La virgule peut mettre ensuite en relief le «à tout». Jésus est face à sa mort inéluctable. Il n’y échappera pas. Mais de quelle mort s’agira-t-il? Une vraie mort humaine? La mort de sa filiation? Je n’ose pas dire la mort de Dieu. Sa conscience filiale pourrait se rebeller au nom même de la paternité fidèle du Père. Pourtant Jésus consent «à tout». L’enjeu est radical, mais d’une radicalité divine. Jésus est non seulement prêt à mourir de cette mort violente mais à risquer sa filiation. Sur la croix, la question cruciale est celle de sa filiation divine. Au moment même où il est sur la croix et dans l’acceptation de ne pas se sauver lui-même, il est «prêt, à tout», c’est-à-dire à la mort filiale. Le cœur de cette prière, toujours selon frère Marie-Albéric, porte non pas sur un «tout» indifférencié comme dans la posture du héros affirmé. La prière porte sur le lien filial entre le Fils et le Père. Que va-t-il advenir de cette double relation à la fois filiale et paternelle? Peut-elle se rompre définitivement? Une mort vraie entraîne-t-elle inéluctablement la coupure des deux relations, entraînant alors la disparition même de la spiration de l’Esprit? Sa mort filiale — et pas seulement filialement vécue — va-t-elle entraîner la rupture de la relation paternelle? Sa mort sera-t-elle une vraie mort si elle ne concerne pas aussi le lien de paternité? Ce qui advient sur la croix laisse entrevoir que Jésus s’en remet totalement à Dieu le Père: il s’abandonne à son Père. Tout le drame de cette prière porte sur la rupture, ou non, de la relation divine entre le Père et le Fils. Non seulement il remet sa vie — mortelle comme celle de tout être humain — mais aussi, dans le même temps, son lien de filiation.
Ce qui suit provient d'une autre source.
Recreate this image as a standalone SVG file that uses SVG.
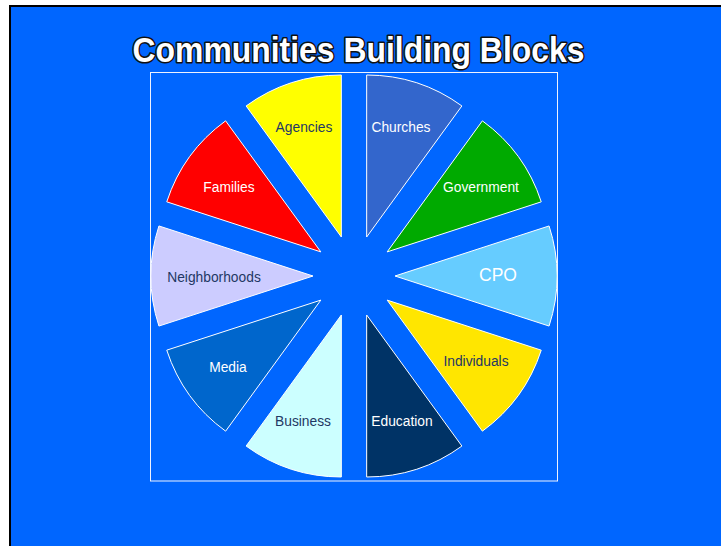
<svg xmlns="http://www.w3.org/2000/svg" width="721" height="546" viewBox="0 0 721 546">
  <style>
    .slice { stroke: #ffffff; stroke-width: 1; stroke-linejoin: miter; }
    .lbl { font-family: "Liberation Sans", Arial, sans-serif; font-size: 13.8px; text-anchor: middle; }
    .light { fill: #ffffff; }
    .dark { fill: #1f3864; }
    .title { font-family: "Liberation Sans", Arial, sans-serif; font-weight: bold; font-size: 35px; fill: #ffffff; stroke: #111111; stroke-width: 3.2; paint-order: stroke; stroke-linejoin: round; text-anchor: middle; }
  </style>

  <!-- page and slide frame -->
  <rect x="0" y="0" width="721" height="546" fill="#ffffff"/>
  <rect x="10" y="6" width="720" height="550" fill="#0066ff" stroke="#000000" stroke-width="2"/>

  <text class="title" x="358.5" y="62" textLength="452" lengthAdjust="spacingAndGlyphs">Communities Building Blocks</text>

  <!-- chart frame -->
  <rect x="150.5" y="72.5" width="407" height="408.5" fill="none" stroke="#eef2ff" stroke-width="1"/>

  <!-- exploded pie: ten 36-degree blocks, radius 162, pulled out 41px from (354,276) -->
  <g id="cpo">
    <path class="slice" fill="#66ccff" d="M395,276 L549.07,326.06 A162,162 0 0 0 549.07,225.94 Z"/>
    <text class="lbl light" x="498" y="281" style="font-size:17.5px">CPO</text>
  </g>
  <g id="government">
    <path class="slice" fill="#00aa00" d="M387.17,251.9 L541.24,201.84 A162,162 0 0 0 482.39,120.84 Z"/>
    <text class="lbl light" x="481" y="192">Government</text>
  </g>
  <g id="churches">
    <path class="slice" fill="#3366cc" d="M366.67,237.01 L461.89,105.95 A162,162 0 0 0 366.67,75.01 Z"/>
    <text class="lbl light" x="401" y="132">Churches</text>
  </g>
  <g id="agencies">
    <path class="slice" fill="#ffff00" d="M341.33,237.01 L341.33,75.01 A162,162 0 0 0 246.11,105.95 Z"/>
    <text class="lbl dark" x="304" y="132">Agencies</text>
  </g>
  <g id="families">
    <path class="slice" fill="#ff0000" d="M320.83,251.9 L225.61,120.84 A162,162 0 0 0 166.76,201.84 Z"/>
    <text class="lbl light" x="229" y="192">Families</text>
  </g>
  <g id="neighborhoods">
    <path class="slice" fill="#ccccff" d="M313,276 L158.93,225.94 A162,162 0 0 0 158.93,326.06 Z"/>
    <text class="lbl dark" x="214" y="282">Neighborhoods</text>
  </g>
  <g id="media">
    <path class="slice" fill="#0066cc" d="M320.83,300.1 L166.76,350.16 A162,162 0 0 0 225.61,431.16 Z"/>
    <text class="lbl light" x="228" y="372">Media</text>
  </g>
  <g id="business">
    <path class="slice" fill="#ccffff" d="M341.33,314.99 L246.11,446.05 A162,162 0 0 0 341.33,476.99 Z"/>
    <text class="lbl dark" x="303" y="426">Business</text>
  </g>
  <g id="education">
    <path class="slice" fill="#003366" d="M366.67,314.99 L366.67,476.99 A162,162 0 0 0 461.89,446.05 Z"/>
    <text class="lbl light" x="402" y="426">Education</text>
  </g>
  <g id="individuals">
    <path class="slice" fill="#ffe600" d="M387.17,300.1 L482.39,431.16 A162,162 0 0 0 541.24,350.16 Z"/>
    <text class="lbl dark" x="476" y="366">Individuals</text>
  </g>

  <!-- no connectors in this chart -->
  <g id="connectors"/>
</svg>
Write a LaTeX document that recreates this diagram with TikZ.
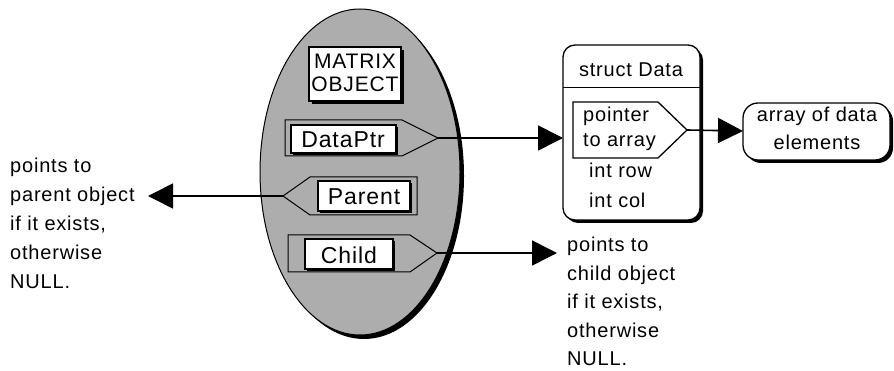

Que conclure? A l’heure où différentes formes de radicalité ou de posture chrétienne se font jour, cette petite virgule peut avoir tout son sens. Cette virgule est la virgule de l’anti-posture. C’est la virgule qui empêche la fausse radicalité. C’est la virgule qui marque l’arrêt, la réflexion, la distance sans extériorité, c’est le silence nécessaire au consentement. C’est la virgule qui invite à nous préparer à notre propre Pâque. Personne ne peut vivre et dire la mort en même temps. Nous ne pouvons pas expérimenter directement la mort. A une époque où tout pousse à réagir et à moins réfléchir, la «virgule» de cette prière de Jésus invite à préparer le moment crucial et récapitulatif de notre vie. Se tenir prêt à chaque instant est une attitude profonde, une attitude d’accueil de ce qui advient et dont seules notre foi et notre espérance peuvent imprégner le discernement. Etre prêt à faire le grand passage, celui de la mort, demande une présence de tous les instants à ce qui advient en le prenant au sérieux. Le Christ ne nous a pas parlé de sa mort, de ce moment pascal, après la résurrection. Les évangiles restent totalement discrets sur cet instant autant que sur le moment de la résurrection: «O nuit de vrai bonheur: toi seule pus connaître cette heure où le Christ a surgi des enfers…» (Exultet de la Veillée pascale). L’un et l’autre sont le secret de Dieu. Jésus s’est abandonné, juste avant sa mort, à tout, y compris à une sorte d’anéantissement filial. Ressuscité par le Père, il ne racontera ni sa douleur ni son combat ultime: il donnera la paix et son Père enverra l’Esprit en son nom (Jn 14, 26). «Etre prêt» est donc fondamentalement l’attitude chrétienne qu’il convient de mûrir intérieurement pour «être prêt, à tout» à l’heure de notre mort. La prière que saint Charles de Foucauld nous demande de dire dans tous nos instants vise bien le dernier instant: «C’est la dernière prière de notre Maître, de notre Bien-aimé… puisse-t-elle aussi être la nôtre… Et qu’elle soit non seulement celle de notre dernier instant, mais “celle de tous nos instant”. Ce que résume le psalmiste: “Mon cœur est prêt, mon Dieu, mon cœur est prêt”» (Ps 56, 8).

En référence aux débats éthiques, de choix de vie, et sur la fin de vie, la société pousse à ce que cet ultime et indicible passage soit tu, nié, oublié ou refoulé. La fausse logique de la liberté individualiste conduit à oublier la mort — et pas seulement son après — comme un instant crucial. La focalisation sur le droit individuel à «mourir dans la dignité» cache le refus, conscient ou non, de penser la mort elle-même ou de l’affronter. Certains sont «prêts» à mourir, d’autres se refusent à y penser, d’autres anticipent sans trop savoir dans quel état ils seront: qui peut le savoir? Personne ne cherche à souffrir en mourant et encore moins à faire souffrir son entourage. Qu’il nous soit donné simplement d’être «prêt, à tout» quand il s’agira de notre propre mort et à être prêts, à tout instant, à vivre pleinement.